SPOT OCCULTI. Ma anche il ricorso agli influencer presenta dei punti controversi. Secondo Boroni, la decisione di rendere obbligatoria la segnalazione di accordi commerciali tra un personaggio del web e un brand non è una difesa del consumatore, ma un vantaggio per le aziende. «Si è creato un grandissimo scarto generazionale: i più giovani, cosiddetti “nativi digitali”, hanno già gli anticorpi per questo tipo di comunicazione. Lo sanno già, in fondo, come funziona il meccanismo, ma la segnalazione di una pubblicità non cambia il loro sguardo su un post o una foto». Ai ragazzi quindi non cambia niente se verrà citato il nome del marchio con eventuale link, mentre per le aziende questa ricchezza di informazioni messa a disposizione del consumatore suona allettante. «È giusto segnalare la presenza di “pubblicità occulta”, ma non tanto per la difesa di un consumatore che è molto più smaliziato di quello che noi pensiamo, bensì perché è giusto fare ordine dal punto di vista contrattuale, fiscale.
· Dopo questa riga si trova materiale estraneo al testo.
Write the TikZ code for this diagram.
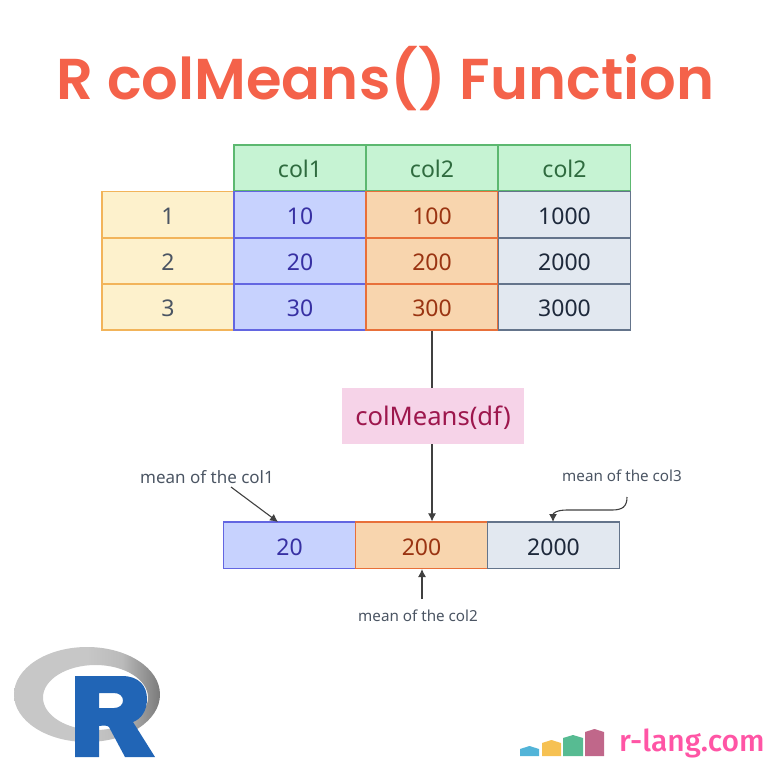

Comunque bisogna essere consapevoli del fatto che queste misure non risolvono il problema in maniera definitiva: ci troverà sempre il modo di aggirare i paletti, a maggior ragione se gli utenti finali non si pongono il problema».
DOPPIO ERRORE. Il punto di debolezza o di forza (a secondo del punto di vista) di queste nuove forme fluide di comunicazione è la loro dinamicità. «È un continuo divenire in cui bisogna stare sempre attenti a ogni mossa. Soprattutto, bisogna essere pronti a trovare delle strategie di risposta in caso di crisi. Carpisa per esempio ha commesso un duplice errore: il primo è stato quella campagna marketing (che se fosse stata lanciata dieci anni fa non avrebbe avuto lo stesso “effetto eco”), e il secondo è il fatto che l’azienda non ha reagito. Lo scandalo è scoppiato a fine agosto, ma ancora oggi Carpisa non ha né porto le sue scuse né corretto la sua linea di tiro. In questo nuovo mondo della comunicazione chi si ferma è perduto».